Why collaboration is crucial for an effective response to Covid-19

by Mike Adamson | Jun 12, 2020 | Leadership Voices

Chief Executive
British Red Cross Society

We are used to supporting people during disasters – whether conflict, floods, fires or earthquakes – but an unprecedented crisis like Covid-19 creates a whole host of new and untested challenges. How do you decide how best to respond and deploy your resources when an emergency is at such scale, and the needs so complex, compared to any emergency you’ve dealt with before?

For the British Red Cross, the answer has been innovation and partnership.

Since the beginning of this crisis we have known that strengthening our relationships with other charities across the UK would be the best way to respond to the level of need coronavirus was creating. Without this collaborative way of working, we knew there would be a risk that some people would receive more support than they needed, while others would receive no support at all.

The British Red Cross helped to set up the Voluntary and Community Sector Emergencies Partnership (VCS EP) following the major UK tragedies of 2017, including the Grenfell Tower fire and domestic terror incidents, with the aim of improving coordination with other organisations during an emergency. The partnership, which brings together charities big and small across the UK, is proving crucial to our coronavirus response; allowing us to get a broader understanding of the needs of different communities across the country and opening new avenues for reaching the most vulnerable people.

During Covid-19, the VCS EP has ‘operationalised’ in a way like never before. Setting up five regional ‘multi-agency cells’ across England to pool expertise and resource from emergency response organisations like the British Red Cross, St John Ambulance and Team Rubicon, to respond to needs that cannot be met at a local level.

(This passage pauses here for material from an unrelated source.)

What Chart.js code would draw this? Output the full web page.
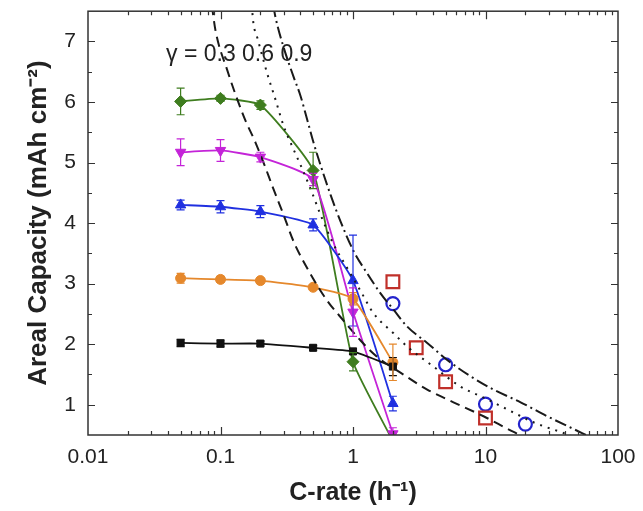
<!DOCTYPE html>
<html>
<head>
<meta charset="utf-8">
<script src="https://cdn.jsdelivr.net/npm/chart.js@4.4.0/dist/chart.umd.min.js"></script>
<style>
  html, body { margin: 0; padding: 0; background: #fff; }
</style>
</head>
<body>
<canvas id="chart" width="643" height="511"></canvas>
<script>
// C-rates of the measured cells (h^-1)
var rates = [0.05, 0.1, 0.2, 0.5, 1, 2];

// areal capacity per electrode, lowest to highest loading
var capBlack   = [2.02, 2.01, 2.01, 1.94, 1.88, 1.63];
var capOrange  = [3.09, 3.07, 3.05, 2.94, 2.75, 1.70];
var capBlue    = [4.30, 4.27, 4.19, 3.97, 3.05, 1.02];
var capMagenta = [5.17, 5.20, 5.09, 4.72, 2.53, 0.52];
var capGreen   = [6.01, 6.06, 5.95, 4.87, 1.71, 0.40];

// +/- error on each point
var errBlack   = [0.06, 0.06, 0.04, 0.04, 0.05, 0.15];
var errOrange  = [0.08, 0.05, 0.04, 0.04, 0.10, 0.30];
var errBlue    = [0.08, 0.10, 0.10, 0.10, 0.75, 0.12];
var errMagenta = [0.22, 0.18, 0.08, 0.10, 0.40, 0.10];
var errGreen   = [0.22, 0.05, 0.07, 0.30, 0.15, 0];

// literature points
var redRates = [2, 3, 5, 10];
var redCap   = [3.03, 1.94, 1.38, 0.78];
var circRates = [2, 5, 10, 20];
var circCap   = [2.67, 1.66, 1.01, 0.68];

// model curves, gamma = 0.3 / 0.6 / 0.9
var g03Rates = [0.086, 0.0917, 0.1123, 0.1492, 0.1837, 0.2112, 0.2512, 0.2988, 0.3556, 0.4775, 0.6383, 0.8475, 1.14, 1.523, 2.281, 3.631, 5.73, 9.66, 16.3, 22];
var g03Cap   = [7.6, 7.18, 6.53, 5.77, 5.33, 5.00, 4.56, 4.14, 3.70, 3.16, 2.72, 2.39, 2.06, 1.79, 1.53, 1.25, 1.04, 0.81, 0.55, 0.42];
var g06Rates = [0.172, 0.1774, 0.1892, 0.2252, 0.26, 0.2988, 0.3556, 0.4018, 0.4775, 0.5684, 0.7129, 0.9036, 1.14, 1.429, 2.023, 2.566, 4.05, 6.48, 10.3, 16.3, 23.0, 36.8, 45];
var g06Cap   = [7.6, 7.29, 7.07, 6.47, 6.04, 5.61, 5.22, 4.96, 4.57, 4.14, 3.65, 3.26, 2.88, 2.51, 2.18, 1.96, 1.63, 1.30, 1.09, 0.87, 0.71, 0.55, 0.48];
var g09Rates = [0.25, 0.26, 0.2988, 0.3556, 0.4018, 0.4508, 0.5035, 0.5684, 0.6761, 0.8047, 1.009, 1.28, 1.613, 2.023, 2.566, 3.631, 5.14, 7.71, 11.5, 18.4, 29.2, 46.1, 58.6];
var g09Cap   = [7.6, 7.40, 6.91, 6.42, 6.10, 5.71, 5.33, 4.96, 4.47, 4.03, 3.54, 3.17, 2.84, 2.57, 2.29, 2.02, 1.74, 1.47, 1.25, 1.04, 0.81, 0.60, 0.49];

var xTicks = [0.01, 0.1, 1, 10, 100];
var yTicks = [1, 2, 3, 4, 5, 6, 7];

function pts(xs, ys) {
    return xs.map(function (x, i) { return { x: x, y: ys[i] }; });
}

function series(ys, errs, color, style, rot, r) {
    return {
        data: pts(rates, ys),
        errors: errs,
        borderColor: color,
        backgroundColor: color,
        borderWidth: 1.8,
        pointStyle: style,
        pointRotation: rot,
        pointRadius: r,
        pointBorderWidth: 1,
        tension: 0.15
    };
}

function model(xs, ys, dash) {
    return {
        data: pts(xs, ys),
        borderColor: '#1a1a1a',
        borderWidth: 2,
        borderDash: dash,
        pointRadius: 0,
        cubicInterpolationMode: 'monotone'
    };
}

// error bars drawn on top of the series
var errorBars = {
    id: 'errorBars',
    afterDatasetsDraw: function (chart) {
        var ctx = chart.ctx, a = chart.chartArea;
        var xs = chart.scales.x, ys = chart.scales.y;
        ctx.save();
        ctx.beginPath();
        ctx.rect(a.left, a.top, a.right - a.left, a.bottom - a.top);
        ctx.clip();
        chart.data.datasets.forEach(function (ds) {
            if (!ds.errors) return;
            ctx.strokeStyle = ds.borderColor;
            ctx.lineWidth = 1.2;
            ds.data.forEach(function (p, i) {
                var e = ds.errors[i];
                if (!e) return;
                var x = xs.getPixelForValue(p.x);
                var y1 = ys.getPixelForValue(p.y + e);
                var y2 = ys.getPixelForValue(p.y - e);
                ctx.beginPath();
                ctx.moveTo(x, y1); ctx.lineTo(x, y2);
                ctx.moveTo(x - 4, y1); ctx.lineTo(x + 4, y1);
                ctx.moveTo(x - 4, y2); ctx.lineTo(x + 4, y2);
                ctx.stroke();
            });
        });
        ctx.restore();
    }
};

// box frame with inward ticks on all four sides
var frame = {
    id: 'frame',
    afterDraw: function (chart) {
        var ctx = chart.ctx, a = chart.chartArea;
        var xs = chart.scales.x, ys = chart.scales.y;
        ctx.save();
        ctx.strokeStyle = '#333';
        ctx.lineWidth = 1.5;
        ctx.strokeRect(a.left, a.top, a.right - a.left, a.bottom - a.top);
        ctx.lineWidth = 1.2;
        ctx.beginPath();
        for (var d = 0.01; d < 50; d *= 10) {
            for (var k = 1; k <= 9; k++) {
                var v = d * k;
                if (k == 1 && d == 0.01) continue;
                var px = Math.round(xs.getPixelForValue(v)) + 0.5;
                var len = k == 1 ? 8 : 4;
                ctx.moveTo(px, a.bottom); ctx.lineTo(px, a.bottom - len);
                ctx.moveTo(px, a.top); ctx.lineTo(px, a.top + len);
            }
        }
        for (var y = 1; y <= 7; y += 0.5) {
            var py = Math.round(ys.getPixelForValue(y)) + 0.5;
            var l = y % 1 == 0 ? 7 : 4;
            ctx.moveTo(a.left, py); ctx.lineTo(a.left + l, py);
            ctx.moveTo(a.right, py); ctx.lineTo(a.right - l, py);
        }
        ctx.stroke();

        ctx.fillStyle = '#222';
        ctx.font = '23px Arial, "Liberation Sans", sans-serif';
        ctx.textBaseline = 'middle';
        ctx.fillText('\u03b3 = 0.3 0.6 0.9', 166, 55);
        ctx.restore();
    }
};

Chart.defaults.font.family = 'Arial, "Liberation Sans", sans-serif';
Chart.defaults.color = '#222';

var ctx = document.getElementById('chart').getContext('2d');

var chart = new Chart(ctx, {
    type: 'line',
    data: {
        datasets: [
            model(g03Rates, g03Cap, [10, 6]),
            model(g06Rates, g06Cap, [2, 6]),
            model(g09Rates, g09Cap, [12, 4, 2, 4]),
            series(capBlack, errBlack, '#111111', 'rect', 0, 5),
            series(capOrange, errOrange, '#e5882c', 'circle', 0, 5),
            series(capBlue, errBlue, '#2030e0', 'triangle', 0, 6),
            series(capMagenta, errMagenta, '#c424d8', 'triangle', 180, 6),
            series(capGreen, errGreen, '#3f7d1f', 'rectRot', 0, 6),
            {
                data: pts(redRates, redCap),
                showLine: false,
                pointStyle: 'rect',
                pointRadius: 9,
                pointBorderWidth: 2.2,
                borderColor: '#c0302a',
                backgroundColor: 'rgba(255,255,255,0)'
            },
            {
                data: pts(circRates, circCap),
                showLine: false,
                pointStyle: 'circle',
                pointRadius: 6.5,
                pointBorderWidth: 2.2,
                borderColor: '#2424cc',
                backgroundColor: 'rgba(255,255,255,0)'
            }
        ]
    },
    options: {
        responsive: false,
        animation: false,
        layout: { padding: { left: 0, top: 7, right: 25, bottom: 0 } },
        plugins: {
            legend: { display: false },
            tooltip: { enabled: false }
        },
        scales: {
            x: {
                type: 'logarithmic',
                min: 0.01,
                max: 100,
                grid: { display: false, drawTicks: false },
                border: { display: false },
                afterBuildTicks: function (s) {
                    s.ticks = xTicks.map(function (v) { return { value: v }; });
                },
                afterFit: function (s) {
                    s.height = 76;
                    s.paddingLeft = 0;
                    s.paddingRight = 0;
                },
                ticks: {
                    autoSkip: false,
                    maxRotation: 0,
                    padding: 10,
                    font: { size: 21 },
                    callback: function (v) { return String(v); }
                },
                title: {
                    display: true,
                    text: 'C-rate (h\u207b\u00b9)',
                    font: { size: 25, weight: 'bold' },
                    padding: { top: 0, bottom: 3 }
                }
            },
            y: {
                min: 0.5,
                max: 7.5,
                grid: { display: false, drawTicks: false },
                border: { display: false },
                afterBuildTicks: function (s) {
                    s.ticks = yTicks.map(function (v) { return { value: v }; });
                },
                afterFit: function (s) {
                    s.width = 88;
                    s.paddingTop = 0;
                    s.paddingBottom = 0;
                },
                ticks: {
                    padding: 12,
                    font: { size: 21 }
                },
                title: {
                    display: true,
                    text: 'Areal Capacity (mAh cm\u207b\u00b2)',
                    font: { size: 26, weight: 'bold' },
                    padding: { top: 23, bottom: 0 }
                }
            }
        }
    },
    plugins: [errorBars, frame]
});
</script>
</body>
</html>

Crucially, collaborating is allowing us to support more people than we would if we worked alone. Last month our partnership supported people to get food, tested residents at care homes and couriered iPads to hospitals so patients could keep in touch with loved ones. 

As British Red Cross, our new partnership with the foodbank charity FareShare has also given us an insight into the worsening food poverty sweeping our country and allowed us to pool our volunteer resource with theirs, to ensure more people are able to feed themselves and their families. 

Developing new partnerships in the middle of a crisis is not easy and is an immense achievement; something I am personally proud of. But, while these relationships have enabled us to have greater insights into need across the country, getting support to those who need it most isn’t always straightforward and is a challenge we continue to face at the British Red Cross.

By their nature the most vulnerable people in our society are often those who are “hidden” and hard to reach. We’re working hard to ensure people from Black, Asian and minority ethic communities, for example, know about the support we have available and are able to access it. But we have a long way to go to ensure the support we have on offer is truly accessible to those who need it most. 

Many people in the UK say we are entering the recovery phase of the crisis, but I disagree.  Our country’s most vulnerable people will be feeling the effects of coronavirus for a long time to come. But finding those people and getting the right support to them will be even harder when volunteers have gone back to their day jobs and charities have shifted their focus back to business as usual.

This is why collaboration is so crucial, now and in the future. There’s no doubt that collaboration carries risk. You need to be prepared to invest time and resources with no guarantee that others will do the same. You need to adapt to different ways of working and accept challenge. But I believe it’s the best way to identify the people who really need your help and harness relationships that multiply impact.

For the most vulnerable, coronavirus is here to stay. Strengthening relationships with other organisations is crucial to improving our ability to effectively support the most vulnerable and marginalised over the lifetime of this emergency.